作るということ

LEGOは人気のある遊びであり、教材でもある。僕はこのLEGOを見る時、昔遊んだマシントイという遊び道具を思い出す。LEGOは言うまでもなく、ブロックを結合させて色々なものを作る遊びである。家や自動車や船や飛行機など色々なものを作ることができる。そのカラフルなこと、最新の部品をそろえれば、作れないものはないと思うくらいである。

 

これに対し、マシントイという遊びは、今から60年前、一種の教材として売られていたものである。木材の板、棒、円盤で構成されていた。板や棒は大小何種類かあって、一定間隔に穴があけてある。ボルトとナットで止める仕掛けになっている。円盤は円周に溝が彫られているベルトで回すことができるようになっている。これも確か大小あったと思う。
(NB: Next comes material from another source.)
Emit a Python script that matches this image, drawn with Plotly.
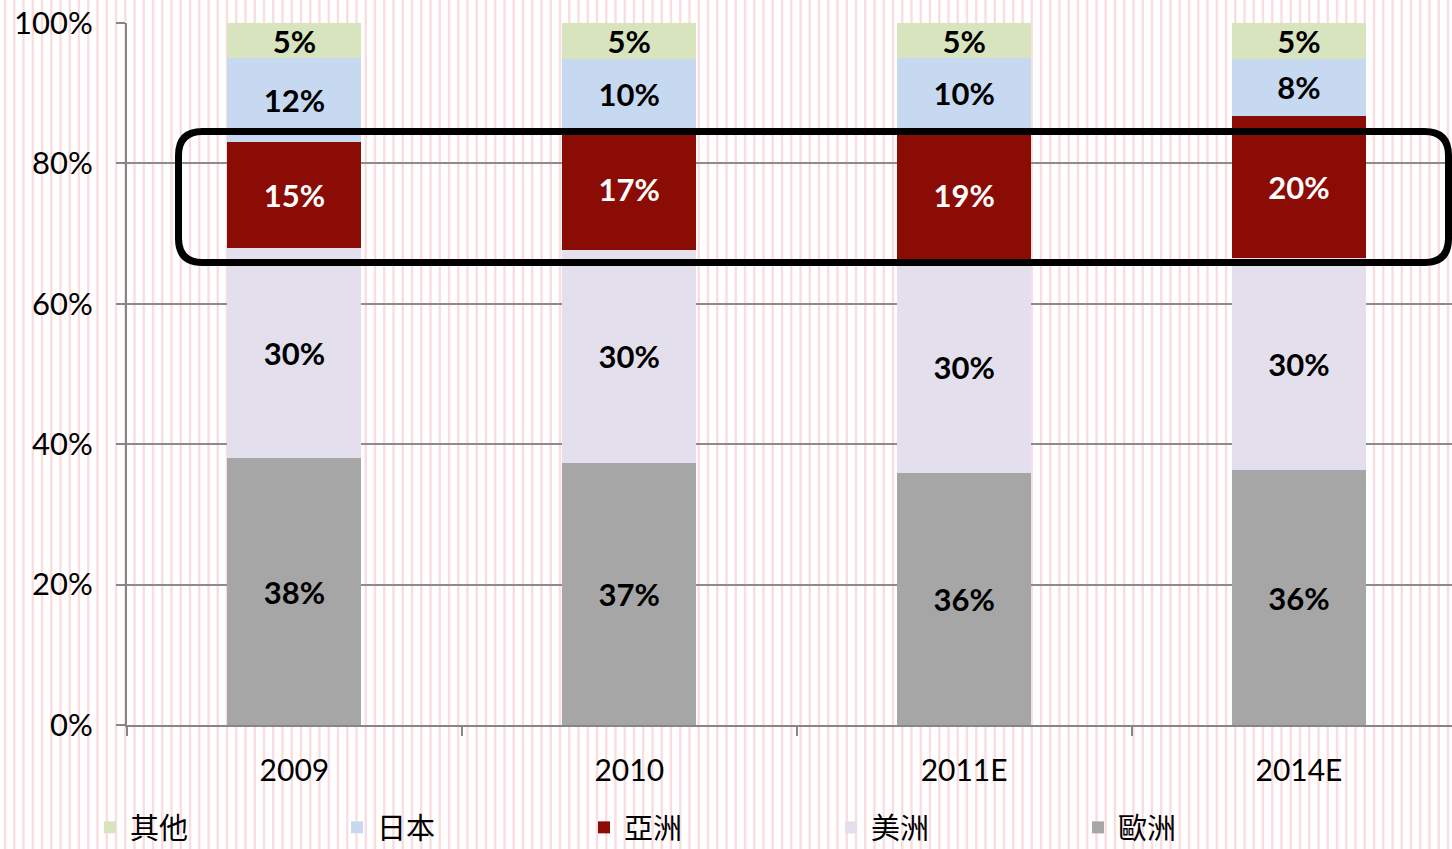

僕はこれで自動車とかロボットとか起重機とかを作っていた。円盤と棒と板で動くものをたくさん作った。また、ボルトとかナットの扱い方も学んだと思う。

 

僕は子供が幼稚園に通う頃にLEGOを買ってやったが、僕自身も色々と作ることを楽しんだ。しかし、ほどなく、僕はこれに飽きてしまった。理由は色々なものを作ろうとするとき、そこに必要な部品を購入しなくてはならないからだ。例えば棒をくるくる回るようにして作りたい場合、そういう部品がなくてはならない。マシントイなら、ボルトとナットを使ってできるのだ。間に物を挟んだりすれば、微妙に角度も付けられる。つまり、工夫をしてイメージを作り出すことができるのだ。

 

最近になって、LEGOとマシントイの違いはなんであったのか、改めて考えるようになった。それは、物を作るという概念の違いであるとわかった。LEGOは部品を組み合わせて物を作る、マシントイは部材を加工して物を作る、ということではないか。もちろん、マシントイは部材となる木片を削ったり切ったりはあまりしないが、そういうこともできるし、ナットやビスも使い方によっては立派な部材となる。

 

作るということは、部材も含めて、加工し工夫するところに面白みがある。だから、LEGOしか知らない子供たちは、あの、マシントイの工夫の深さは知ることがないと思う。これは、たいしたことではないかもしれないが、幼児の心の形成には、少なからず影響をすると感じる。

 

大げさに言うと、組織や会社、はたまた、家庭を「作る」時にも心の奥底で判断の基準を形成しているかもしれない。つまり、人を部品とみるか、加工すべき部材とみるかである。部品は替えられる、部材は工夫して使う。人は置き換えられるものではなく、そこに存在し続けるものでありたい。

 

マシントイのファンからすれば、どうしてもその肩を持ってしまうが、過去の記憶として記しておきます。